14 heures. Derrière l’odeur nauséabonde de plastique des flammes qui rongent les pneus au milieu de la route, un parfum à la saveur « Plongée dans le chaos » se fait sentir. Assis au sol dans une perpendiculaire de l’avenue Rama IV enfumée, au pied d’une agence Lumpini Thai Insurance, Paitoon mange en compagnie d’une vingtaine de protestataires. Les traits fatigués, la peau suinteuse sous l’effet d’une humidité caniculaire, il enfile à nouveau son masque sur la bouche et son casque, une fois la dernière bouchée de riz engloutie. « Allez, on y retourne, c’est l’heure de faire du sport », lâche-t-il, le sourire en coin. Autour de lui, des hommes majoritairement âgés entre 15 et 40 ans. Mais aussi des femmes et même des personnes plus âgées comme ce chauve à la barbichette tressée en forme de pic, typique d’un sage chinois de bande dessinée.
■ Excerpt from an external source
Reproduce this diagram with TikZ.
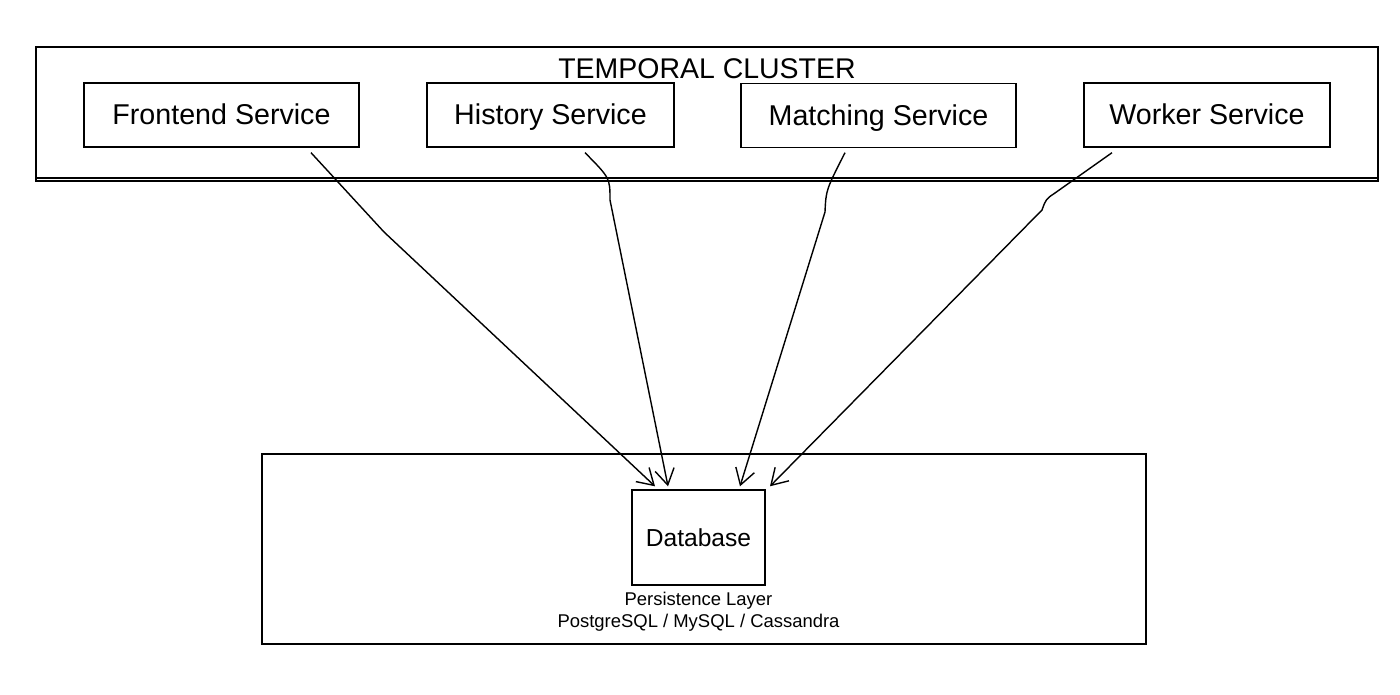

Certains se rafraîchissent, discutent, attendent patiemment. Et parfois même poussent des rires qui sont entrecoupés par les « pan » et les « boom » qui déchirent les lieux. Pourtant, la mort n’est pas très loin, à quelques centaines de mètres, un plus haut sur la route, juste au bout des canons des soldats, toujours tendus et sans renforts depuis la veille. Depuis jeudi, tout s’accélère, le décor a changé, les acteurs aussi. Les combats se déroulent désormais dans les rues, et les Chemises rouges n’ont plus le monopole des revendications qui souhaitent voir le Premier ministre AbhisitVejjajiva quitter son poste et déclencher des élections anticipées.

Panith n’est pas originaire de l’Isan, une région pauvre dont est issue une partie des manifestants. Contrairement à d’autres, il ne porte pas de bandana rouge, une couleur qui illustre bien la saignée que vit la Thaïlande depuis deux mois avec ses 54 morts et 1600 blessés, dont 15 et 500 seulement 48 heures après la blessure du général renégat Seh Panith, touché à la tête lors de l’offensive militaire à Ratchaprasong. Le jeune homme de 25 ans est de Bangkok. Look un brin tendance, lunettes fumées de marque vissées en dessous de son casque de moto, mèche en biais sur le devant… Sa présence, minoritaire certes, détonne avec le reste des protestataires. Mais elle est révélatrice d’un mouvement de contestation qui déteint sur d’autre « profil social » que celui des « Red shirts ».

Un front anti-élite semble se créer, ou plutôt trouve l’occasion de se faire entendre. « C’est vrai, je ne suis pas pauvre. Mais, comme tous ces gens, j’en ai marre de ce gouvernement et de cette élite qui méprise le reste de la Thaïlande. Nous voulons plus de démocratie », explique ce jeune travailleur d’un restaurant fast-food de la capitale, dans un anglais qui écorche la moitié des consonnes et voyelles.

À son image, un nombre impressionnant de moto-taxis, facilement reconnaissables à leur veste orange, occupe le front de l’attaque. Lance-pierres artisanaux à la main, confectionnés à partir de morceaux de bois, ils tirent partout, au hasard. Des roches, des billes, et des pétards en forme de boule de golf qu’ils allument. L’un d’entre eux, à vif, la voix enflammée, montre des balles tirées (cartouches longues et rondes) par l’armée. Avec ses mains, il essaie d’expliquer aux journalistes présents sur place « l’injustice » qu’il ressent, lui et ses acolytes : eux ne se battent qu’avec de simples armes, alors qu’en face on tire à balles réelles. « Look, look », crie-t-il, revanchard, à l’écoute d’un tir de fusil. Assauts, ripostes, blessés, morts… de chaque côté. Tout devient prétexte à une escalade de la violence.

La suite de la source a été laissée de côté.